"Gentili docenti, dopo aver letto con attenzione la lettera che avete indirizzato all’amministrazione comunale, chiedendo la revisione del provvedimento sul “buono scolastico per gli alunni stranieri”, credo siano opportune alcune precisazioni".
Si apre così la lettera del sindaco di Lodi, Sara Casanova, nella quale replica agli insegnanti che l'hanno interpellata con una missiva sottoscritta da oltre un centinaio di docenti. Nel testo si rileva che "mi rispecchio perfettamente in ciò che è scritto nella Costituzione della Repubblica Italiana, i cui articoli 3 e 34 sono richiamati nel vostro scritto. Riassumendo, tutti i cittadini hanno pari dignità sociale, tutti sono uguali davanti alla Legge e l’istruzione inferiore è obbligatoria e gratuita.
A nessun bambino, in questa città, è stata negata la possibilità di frequentare la scuola dell’obbligo, anzi, sono stata la prima a condannare chi, con fini evidentemente strumentali, ha fatto sì che i più piccoli manifestassero con i cartelli: “Vogliamo andare a scuola!”.
Leggendo la vostra lettera, non ho potuto fare a meno di notare con stupore che è stata sottoscritta solamente da 20 docenti che insegnano nelle scuole dell’infanzia e nelle primarie di Lodi. Tutti gli altri firmatari appartengono alle scuole superiori (Einaudi, Gandini, Itis, Maffeo, Piazza) e a una scuola secondaria di primo grado di Lodi (Cazzulani) o ancora a istituti esterni al Comune di Lodi (Casalpusterlengo, Paullo, Pieve Fissiraga, Tavazzano, Zelo Buon Persico) che nulla quindi hanno a che fare con i servizi scolastici oggetto del Regolamento. Ciò nonostante questi stessi docenti sostengono di vivere “in uno stato permanente di grande sofferenza e disagio”.

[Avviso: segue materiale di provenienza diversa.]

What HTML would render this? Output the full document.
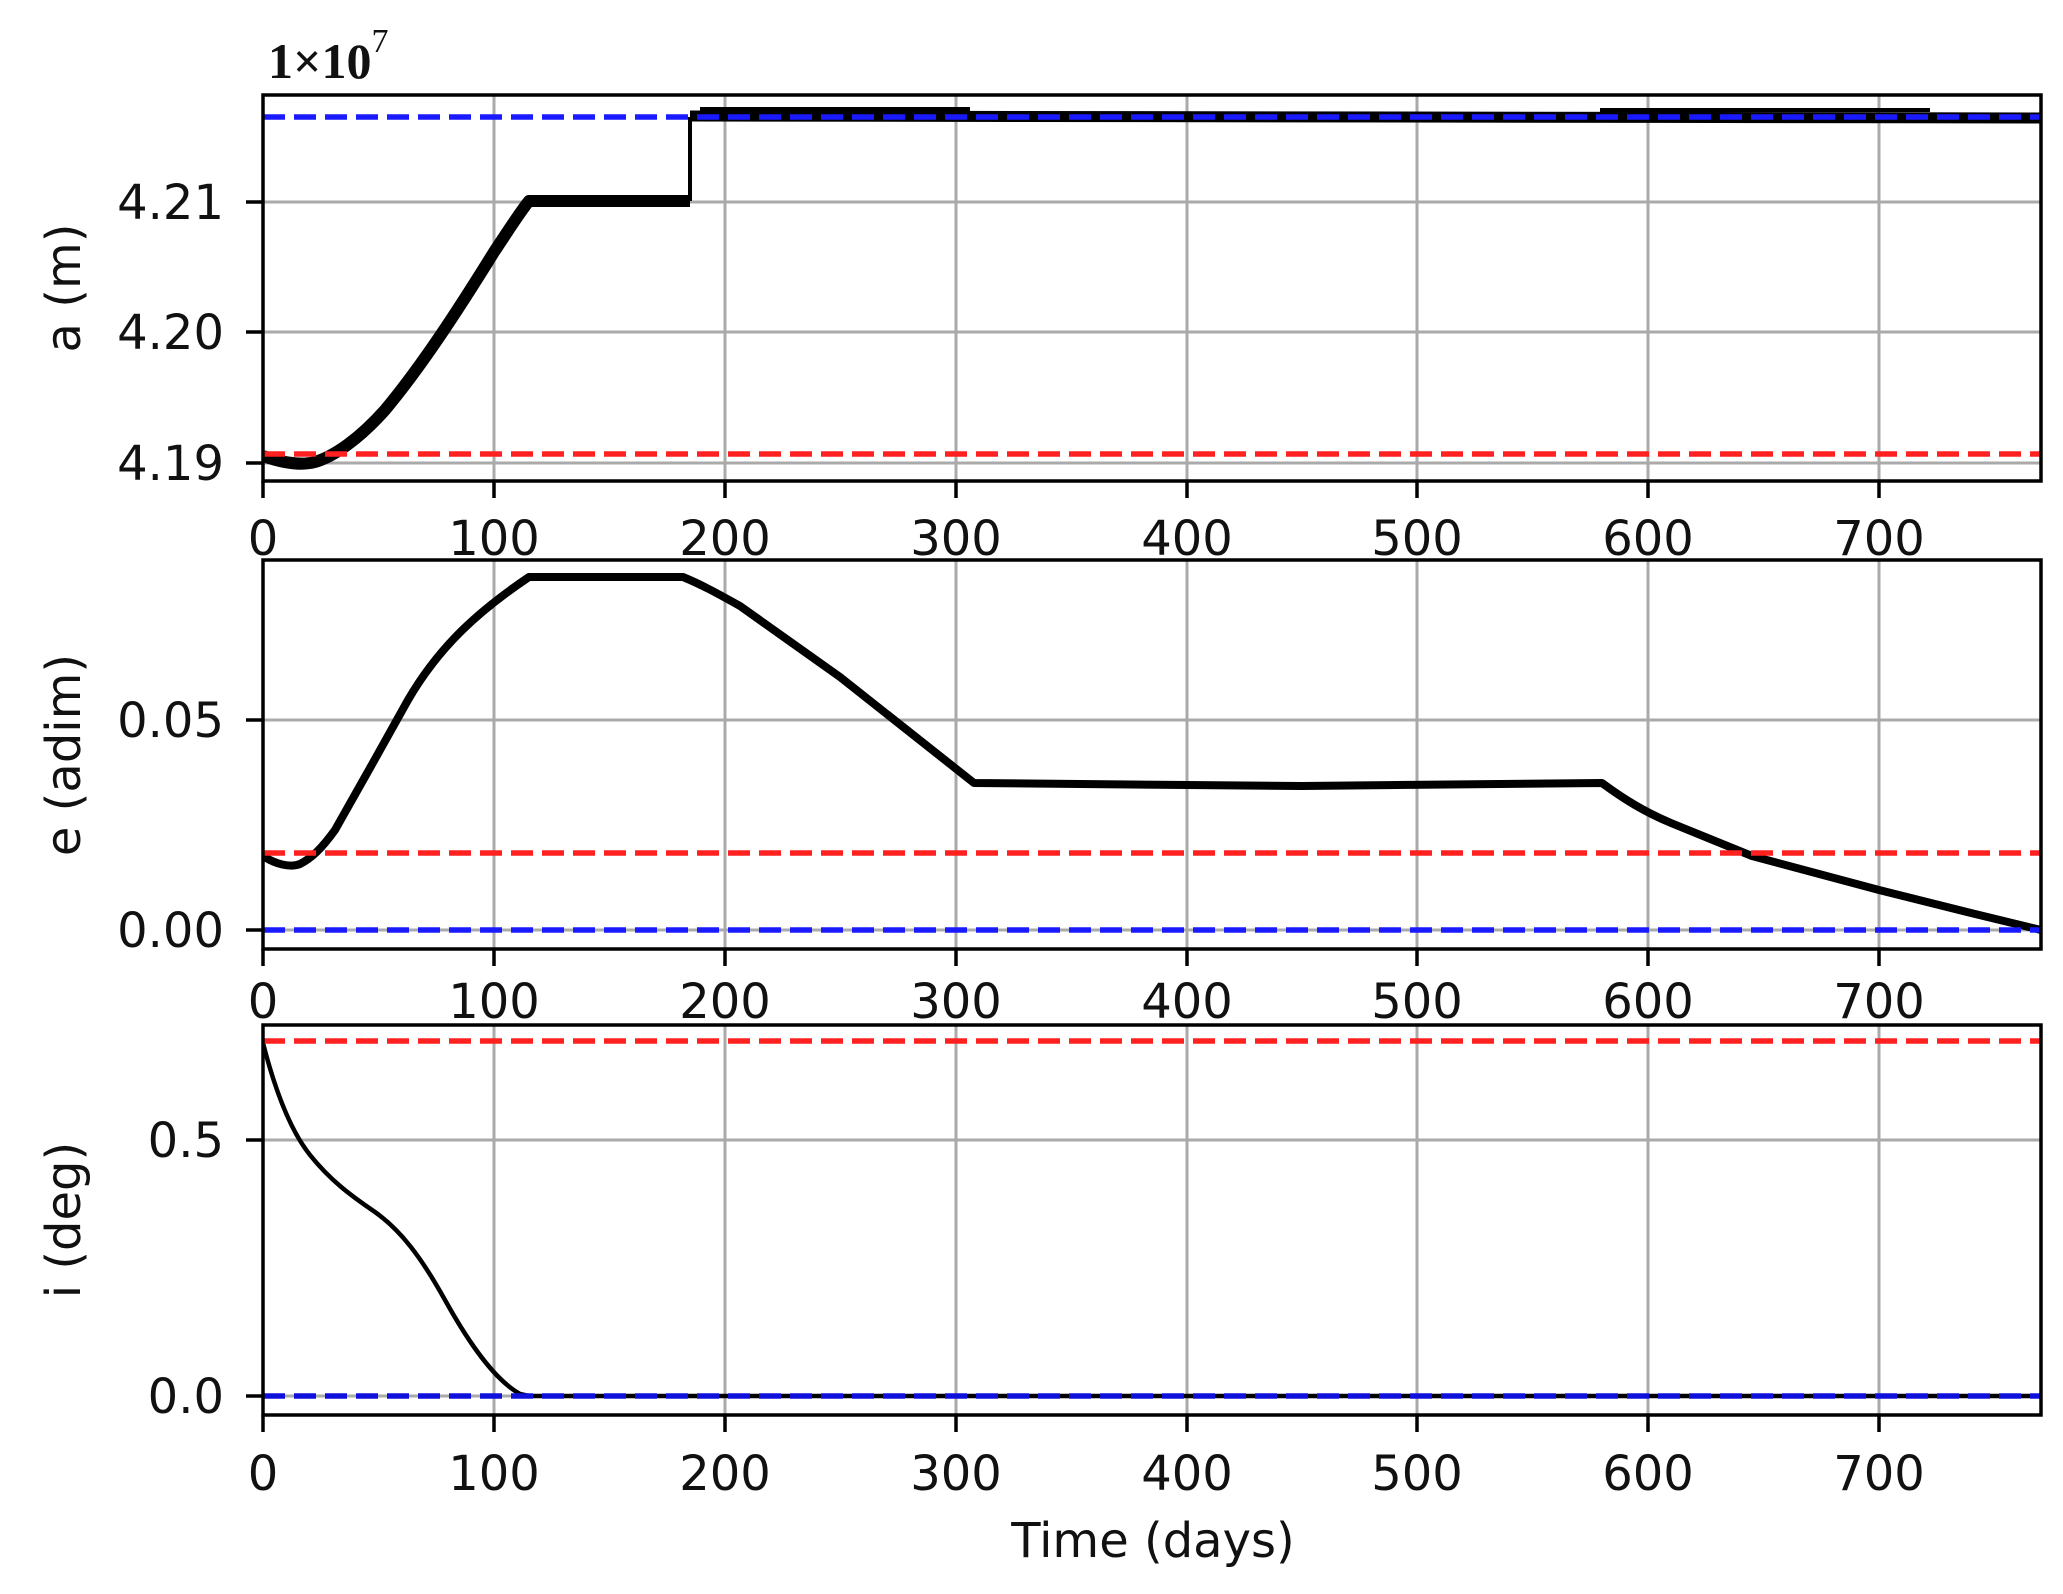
<!DOCTYPE html>
<html><head><meta charset="utf-8"><style>
html,body{margin:0;padding:0;background:#fff;}
svg{display:block;}
text{font-family:"DejaVu Sans","Liberation Sans",sans-serif;fill:#111;}
</style></head><body>
<svg width="2063" height="1594" viewBox="0 0 2063 1594" xmlns="http://www.w3.org/2000/svg">
<defs>
<clipPath id="c1"><rect x="263" y="95" width="1778" height="386"/></clipPath>
<clipPath id="c2"><rect x="263" y="560" width="1778" height="389"/></clipPath>
<clipPath id="c3"><rect x="263" y="1025" width="1778" height="390"/></clipPath>
</defs>
<rect width="2063" height="1594" fill="#fff"/>

<!-- ===== Panel 1 ===== -->
<g stroke="#aaaaaa" stroke-width="3">
<line x1="494" y1="95" x2="494" y2="481"/><line x1="725" y1="95" x2="725" y2="481"/><line x1="956" y1="95" x2="956" y2="481"/><line x1="1187" y1="95" x2="1187" y2="481"/><line x1="1417" y1="95" x2="1417" y2="481"/><line x1="1648" y1="95" x2="1648" y2="481"/><line x1="1879" y1="95" x2="1879" y2="481"/>
<line x1="263" y1="202" x2="2041" y2="202"/><line x1="263" y1="332" x2="2041" y2="332"/><line x1="263" y1="463" x2="2041" y2="463"/>
</g>
<g clip-path="url(#c1)">
<path fill="none" stroke="#000" stroke-width="12" stroke-linejoin="round" d="M263,456 C280,462 300,466 315,462 C335,456 360,438 385,410 C420,368 455,315 494,252 C510,228 520,212 529,201 L690,201"/>
<polyline fill="none" stroke="#000" stroke-width="4" points="690,201 690,117"/>
<polyline fill="none" stroke="#000" stroke-width="11" points="690,116 2041,118"/>
<polyline fill="none" stroke="#000" stroke-width="4" points="700,109 970,109"/>
<polyline fill="none" stroke="#000" stroke-width="4" points="1600,110 1930,110"/>
<line x1="263" y1="117" x2="2041" y2="117" stroke="#1a1aff" stroke-width="5.5" stroke-dasharray="22 9"/>
<line x1="263" y1="454" x2="2041" y2="454" stroke="#ff2020" stroke-width="5.5" stroke-dasharray="22 9"/>
</g>
<rect x="263" y="95" width="1778" height="386" fill="none" stroke="#000" stroke-width="3.5"/>
<g stroke="#000" stroke-width="3.5">
<line x1="263" y1="481" x2="263" y2="498"/><line x1="494" y1="481" x2="494" y2="498"/><line x1="725" y1="481" x2="725" y2="498"/><line x1="956" y1="481" x2="956" y2="498"/><line x1="1187" y1="481" x2="1187" y2="498"/><line x1="1417" y1="481" x2="1417" y2="498"/><line x1="1648" y1="481" x2="1648" y2="498"/><line x1="1879" y1="481" x2="1879" y2="498"/>
<line x1="246" y1="202" x2="263" y2="202"/><line x1="246" y1="332" x2="263" y2="332"/><line x1="246" y1="463" x2="263" y2="463"/>
</g>
<g font-size="48" text-anchor="middle">
<text x="263" y="555">0</text><text x="494" y="555">100</text><text x="725" y="555">200</text><text x="956" y="555">300</text><text x="1187" y="555">400</text><text x="1417" y="555">500</text><text x="1648" y="555">600</text><text x="1879" y="555">700</text>
</g>
<g font-size="48" text-anchor="end">
<text x="224" y="219">4.21</text><text x="224" y="349">4.20</text><text x="224" y="480">4.19</text>
</g>
<text x="80" y="288" font-size="48" text-anchor="middle" transform="rotate(-90 80 288)">a (m)</text>
<text x="268" y="78" font-size="50" font-weight="bold" style="font-family:'Liberation Serif',serif">1×10<tspan dy="-26" font-size="34" font-weight="normal">7</tspan></text>

<!-- ===== Panel 2 ===== -->
<g stroke="#aaaaaa" stroke-width="3">
<line x1="494" y1="560" x2="494" y2="949"/><line x1="725" y1="560" x2="725" y2="949"/><line x1="956" y1="560" x2="956" y2="949"/><line x1="1187" y1="560" x2="1187" y2="949"/><line x1="1417" y1="560" x2="1417" y2="949"/><line x1="1648" y1="560" x2="1648" y2="949"/><line x1="1879" y1="560" x2="1879" y2="949"/>
<line x1="263" y1="720" x2="2041" y2="720"/><line x1="263" y1="930" x2="2041" y2="930"/>
</g>
<g clip-path="url(#c2)">
<path fill="none" stroke="#000" stroke-width="8" stroke-linejoin="round" d="M263,856 C275,864 290,868 300,864 C312,858 322,848 335,830 L370,768 L408,700 C440,645 480,610 529,577 L683,577 C700,584 715,592 740,606 L840,677 L974,783 L1187,785 L1302,786 L1602,783 C1625,800 1645,812 1671,823 L1752,856 L1879,890 L1971,913 L2041,930"/>
<line x1="263" y1="853" x2="2041" y2="853" stroke="#ff2020" stroke-width="5.5" stroke-dasharray="22 9"/>
<line x1="263" y1="930" x2="2041" y2="930" stroke="#1a1aff" stroke-width="5.5" stroke-dasharray="22 9"/>
</g>
<rect x="263" y="560" width="1778" height="389" fill="none" stroke="#000" stroke-width="3.5"/>
<g stroke="#000" stroke-width="3.5">
<line x1="263" y1="949" x2="263" y2="966"/><line x1="494" y1="949" x2="494" y2="966"/><line x1="725" y1="949" x2="725" y2="966"/><line x1="956" y1="949" x2="956" y2="966"/><line x1="1187" y1="949" x2="1187" y2="966"/><line x1="1417" y1="949" x2="1417" y2="966"/><line x1="1648" y1="949" x2="1648" y2="966"/><line x1="1879" y1="949" x2="1879" y2="966"/>
<line x1="246" y1="720" x2="263" y2="720"/><line x1="246" y1="930" x2="263" y2="930"/>
</g>
<g font-size="48" text-anchor="middle">
<text x="263" y="1018">0</text><text x="494" y="1018">100</text><text x="725" y="1018">200</text><text x="956" y="1018">300</text><text x="1187" y="1018">400</text><text x="1417" y="1018">500</text><text x="1648" y="1018">600</text><text x="1879" y="1018">700</text>
</g>
<g font-size="48" text-anchor="end">
<text x="224" y="737">0.05</text><text x="224" y="947">0.00</text>
</g>
<text x="80" y="755" font-size="48" text-anchor="middle" transform="rotate(-90 80 755)">e (adim)</text>

<!-- ===== Panel 3 ===== -->
<g stroke="#aaaaaa" stroke-width="3">
<line x1="494" y1="1025" x2="494" y2="1415"/><line x1="725" y1="1025" x2="725" y2="1415"/><line x1="956" y1="1025" x2="956" y2="1415"/><line x1="1187" y1="1025" x2="1187" y2="1415"/><line x1="1417" y1="1025" x2="1417" y2="1415"/><line x1="1648" y1="1025" x2="1648" y2="1415"/><line x1="1879" y1="1025" x2="1879" y2="1415"/>
<line x1="263" y1="1140" x2="2041" y2="1140"/><line x1="263" y1="1396" x2="2041" y2="1396"/>
</g>
<g clip-path="url(#c3)">
<path fill="none" stroke="#000" stroke-width="4.5" stroke-linejoin="round" d="M263,1043 C275,1090 290,1130 310,1155 C330,1180 350,1195 375,1212 C400,1230 420,1255 445,1300 C470,1345 495,1380 520,1394 L529,1396 L2041,1396"/>
<line x1="263" y1="1041" x2="2041" y2="1041" stroke="#ff2020" stroke-width="5.5" stroke-dasharray="22 9"/>
<line x1="263" y1="1396" x2="2041" y2="1396" stroke="#1010dd" stroke-width="5.5" stroke-dasharray="22 9"/>
</g>
<rect x="263" y="1025" width="1778" height="390" fill="none" stroke="#000" stroke-width="3.5"/>
<g stroke="#000" stroke-width="3.5">
<line x1="263" y1="1415" x2="263" y2="1432"/><line x1="494" y1="1415" x2="494" y2="1432"/><line x1="725" y1="1415" x2="725" y2="1432"/><line x1="956" y1="1415" x2="956" y2="1432"/><line x1="1187" y1="1415" x2="1187" y2="1432"/><line x1="1417" y1="1415" x2="1417" y2="1432"/><line x1="1648" y1="1415" x2="1648" y2="1432"/><line x1="1879" y1="1415" x2="1879" y2="1432"/>
<line x1="246" y1="1140" x2="263" y2="1140"/><line x1="246" y1="1396" x2="263" y2="1396"/>
</g>
<g font-size="48" text-anchor="middle">
<text x="263" y="1490">0</text><text x="494" y="1490">100</text><text x="725" y="1490">200</text><text x="956" y="1490">300</text><text x="1187" y="1490">400</text><text x="1417" y="1490">500</text><text x="1648" y="1490">600</text><text x="1879" y="1490">700</text>
</g>
<g font-size="48" text-anchor="end">
<text x="224" y="1157">0.5</text><text x="224" y="1413">0.0</text>
</g>
<text x="80" y="1220" font-size="48" text-anchor="middle" transform="rotate(-90 80 1220)">i (deg)</text>
<text x="1153" y="1557" font-size="48" text-anchor="middle">Time (days)</text>
</svg>
</body></html>
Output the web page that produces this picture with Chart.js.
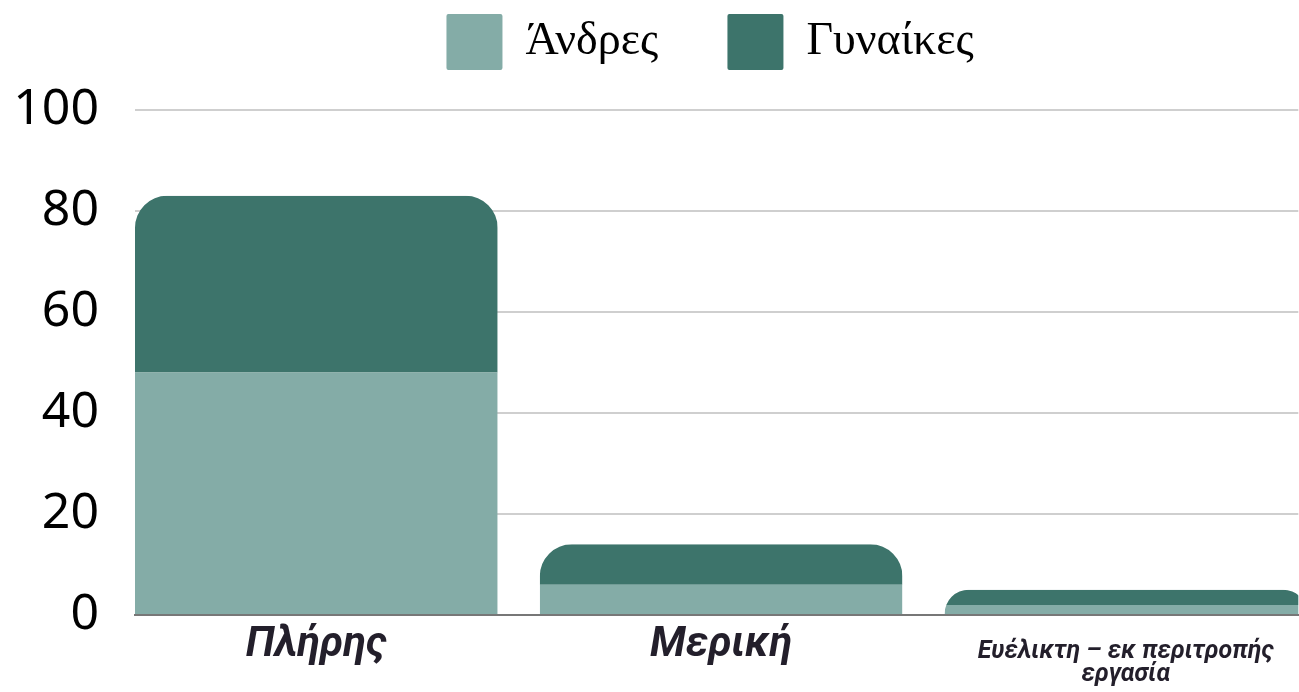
<!DOCTYPE html>
<html>
<head>
<meta charset="utf-8">
<script src="https://cdn.jsdelivr.net/npm/chart.js@4.4.1/dist/chart.umd.min.js"></script>
<style>
  html, body { margin: 0; padding: 0; background: #ffffff; overflow: hidden; }
  #wrap { width: 1299px; height: 692px; position: relative; }
</style>
</head>
<body>
<div id="wrap"><canvas id="c"></canvas></div>
<script>
// ---- data ----
const categories = ['Πλήρης', 'Μερική', ['Ευέλικτη – εκ περιτροπής', 'εργασία']];
const seriesNames = ['Άνδρες', 'Γυναίκες'];
const menValues = [48, 6, 2];
const womenValues = [35, 8, 3];
const yTickValues = [0, 20, 40, 60, 80, 100];

// ---- styles ----
const lightGreen = '#84aca7';
const darkGreen = '#3d746b';

const toPoints = arr => arr.map((v, i) => ({ x: i, y: v }));

// rounds the top of each whole stack
const stackRound = {
  id: 'stackRound',
  beforeDatasetsDraw(chart) {
    const ctx = chart.ctx;
    const lower = chart.getDatasetMeta(0).data;
    const upper = chart.getDatasetMeta(1).data;
    ctx.save();
    ctx.beginPath();
    lower.forEach((el, i) => {
      const top = Math.min(el.y, upper[i].y);
      const h = el.base - top;
      const left = el.x - el.width / 2;
      const r = Math.min(32, h, el.width / 2);
      ctx.roundRect(left, top, el.width, h + 1, [r, r, 0, 0]);
    });
    ctx.clip();
  },
  afterDatasetsDraw(chart) { chart.ctx.restore(); }
};

// extra space between legend and plot
const legendGap = {
  id: 'legendGap',
  beforeLayout(chart) {
    const lg = chart.legend;
    if (lg && !lg.__gap) {
      const fit = lg.fit;
      lg.fit = function () { fit.call(this); this.height += 30; };
      lg.__gap = true;
    }
  }
};

new Chart(document.getElementById('c'), {
  type: 'bar',
  data: {
    datasets: [
      { label: seriesNames[0], data: toPoints(menValues), backgroundColor: lightGreen, borderWidth: 0 },
      { label: seriesNames[1], data: toPoints(womenValues), backgroundColor: darkGreen, borderWidth: 0 }
    ]
  },
  plugins: [stackRound, legendGap],
  options: {
    responsive: true,
    maintainAspectRatio: false,
    animation: false,
    layout: { padding: { left: 0, right: 0, top: 0, bottom: 0 } },
    datasets: { bar: { categoryPercentage: 1, barPercentage: 0.896 } },
    plugins: {
      tooltip: { enabled: false },
      legend: {
        position: 'top',
        fullSize: false,
        labels: {
          boxWidth: 56,
          boxHeight: 56,
          useBorderRadius: true,
          borderRadius: 2,
          padding: 14,
          color: '#000000',
          font: { family: 'Liberation Serif', size: 46 },
          generateLabels(chart) {
            const items = Chart.defaults.plugins.legend.labels.generateLabels(chart);
            items.forEach((it, i) => {
              it.text = it.text + (i < items.length - 1 ? '\u2003\u2009' : '\u2009\u200A');
            });
            return items;
          }
        }
      }
    },
    scales: {
      x: {
        type: 'linear',
        stacked: true,
        offset: false,
        min: -0.448,
        max: 2.426,
        afterFit: scale => { scale.height = 77; },
        grid: { display: false, drawTicks: false },
        border: { display: true, color: '#777777', width: 2 },
        ticks: {
          stepSize: 1,
          includeBounds: false,
          autoSkip: false,
          maxRotation: 0,
          padding: 25,
          color: '#231f2b',
          callback: v => categories[v],
          font: c => c.index === 2
            ? { family: 'Roboto', size: 25, weight: 'bold', style: 'italic', lineHeight: '23px' }
            : { family: 'Roboto', size: 42, weight: 'bold', style: 'italic', lineHeight: '10px' }
        }
      },
      y: {
        stacked: true,
        min: 0,
        max: 100,
        afterBuildTicks: scale => { scale.ticks = yTickValues.map(v => ({ value: v })); },
        afterFit: scale => { scale.width = 135; },
        grid: {
          drawTicks: false,
          lineWidth: 2,
          color: c => (c.tick && c.tick.value === 0) ? 'rgba(0,0,0,0)' : '#cfcfcf'
        },
        border: { display: false },
        ticks: {
          padding: 36,
          color: '#000000',
          font: { family: 'Noto Sans', size: 50 }
        }
      }
    }
  }
});
</script>
</body>
</html>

Nessun insegnante è stato “costretto a mandare a casa” gli alunni all’ora di pranzo - se mai questa è una scelta che spetta alle famiglie - e nemmeno a dividere i bambini (“da una parte quelli in regola con il pagamento del buono mensa; dall’altra quelli che si portano il cibo da casa”), la ditta responsabile della refezione ha sempre consentito a tutti di mangiare in mensa, anche se chiaramente l’autonomia scolastica prevede che in alternativa si possa portare il pasto da casa, e questo vale per qualunque bambino che sia cittadino italiano, della Ue o non comunitario. Gli uffici preposti segnalano che ad oggi sono in tutto una decina i bambini le cui famiglie hanno preferito quest’ultima soluzione.
Proprio perché la mensa, come opportunamente ricordato dai firmatari, è “scuola a tutti gli effetti”, esorto i docenti a tenere fuori da questo luogo le personali idee politiche e a continuare a svolgere il delicato compito educativo nel rispetto delle sensibilità e degli orientamenti di ciascuno. Lavoriamo per lo stesso obiettivo: creare una scuola equa nei confronti di tutti".